Post by I Like Sushu »

SteveKlinko wrote: Thu Jul 04, 2019 3:36 pm
I Like Sushu wrote: Thu Jul 04, 2019 3:17 pm Steve -

Stating the obvious can sometimes help. There are numerous ways to try and express an idea/viewpoint. Honestly I think you’re going to have a hard time with this one here unless you try a different tack and/or supplement what you mean with another separate, yet related, line of questioning/investigation.

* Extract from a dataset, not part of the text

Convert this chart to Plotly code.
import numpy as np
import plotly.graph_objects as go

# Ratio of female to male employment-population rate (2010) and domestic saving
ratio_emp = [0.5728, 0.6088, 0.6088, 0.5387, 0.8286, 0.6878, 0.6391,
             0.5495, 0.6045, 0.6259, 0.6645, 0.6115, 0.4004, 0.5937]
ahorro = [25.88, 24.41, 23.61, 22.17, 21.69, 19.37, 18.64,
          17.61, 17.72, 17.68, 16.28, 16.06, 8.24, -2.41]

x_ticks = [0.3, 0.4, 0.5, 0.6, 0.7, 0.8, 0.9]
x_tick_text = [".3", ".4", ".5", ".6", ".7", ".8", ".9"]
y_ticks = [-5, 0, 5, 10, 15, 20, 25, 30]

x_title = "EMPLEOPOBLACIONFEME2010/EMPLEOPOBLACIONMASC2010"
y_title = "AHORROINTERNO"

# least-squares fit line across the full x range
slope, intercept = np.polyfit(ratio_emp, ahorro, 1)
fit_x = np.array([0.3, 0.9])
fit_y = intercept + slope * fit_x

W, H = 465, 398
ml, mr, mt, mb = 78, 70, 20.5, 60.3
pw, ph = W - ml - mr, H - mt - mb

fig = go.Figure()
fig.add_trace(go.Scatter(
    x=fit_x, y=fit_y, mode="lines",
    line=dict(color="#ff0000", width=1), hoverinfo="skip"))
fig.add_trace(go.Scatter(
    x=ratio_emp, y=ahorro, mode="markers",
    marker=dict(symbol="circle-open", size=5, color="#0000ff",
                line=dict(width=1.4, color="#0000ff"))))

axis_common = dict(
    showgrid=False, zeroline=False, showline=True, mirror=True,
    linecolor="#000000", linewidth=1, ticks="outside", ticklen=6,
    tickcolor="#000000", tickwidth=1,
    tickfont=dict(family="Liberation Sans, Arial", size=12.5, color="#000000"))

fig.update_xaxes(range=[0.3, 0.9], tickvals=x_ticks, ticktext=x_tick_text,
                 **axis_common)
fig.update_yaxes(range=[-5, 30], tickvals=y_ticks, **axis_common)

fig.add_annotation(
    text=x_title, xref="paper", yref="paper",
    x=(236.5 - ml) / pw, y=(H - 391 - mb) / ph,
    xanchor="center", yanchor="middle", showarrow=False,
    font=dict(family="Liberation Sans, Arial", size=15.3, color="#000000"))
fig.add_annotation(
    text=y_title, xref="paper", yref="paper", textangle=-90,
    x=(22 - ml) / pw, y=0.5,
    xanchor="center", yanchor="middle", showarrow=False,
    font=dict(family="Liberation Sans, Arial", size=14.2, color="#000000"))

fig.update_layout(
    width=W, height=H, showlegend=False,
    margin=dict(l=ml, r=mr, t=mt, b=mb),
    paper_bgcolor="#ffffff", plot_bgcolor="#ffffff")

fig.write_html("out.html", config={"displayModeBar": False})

I don’t think you’re going to get much more out of me at least on this topic. Just trying to help find SOME common ground. I’m not interested in complete ‘agreement’ myself.
If nothing I have said has convinced you then I have failed in your case. Thanks for trying.
I don’t really know what you are trying to convince me of tbh. I think my point was indisputable; that is ‘red’ is experienced in an ‘of’ sense (the redness of the ball). To imagine ‘red’ is still to imagine a ‘red space’.

I firmly side with Husserl in this respective and ‘intentionality’. If we talk about any colour I insist that that, using Husserlian terms again, that we CANNOT imagine any colour without brilliance, tone or hue anymore than we can imagine a solid object without width, depth and breadth. Certain experiences, real or imagined, require certain features.

That is the only position I can offer to work from/toward if there is any hope of dialogue. I’d like to know what you mean whether I would ‘agree’ or not doesn’t matter so much.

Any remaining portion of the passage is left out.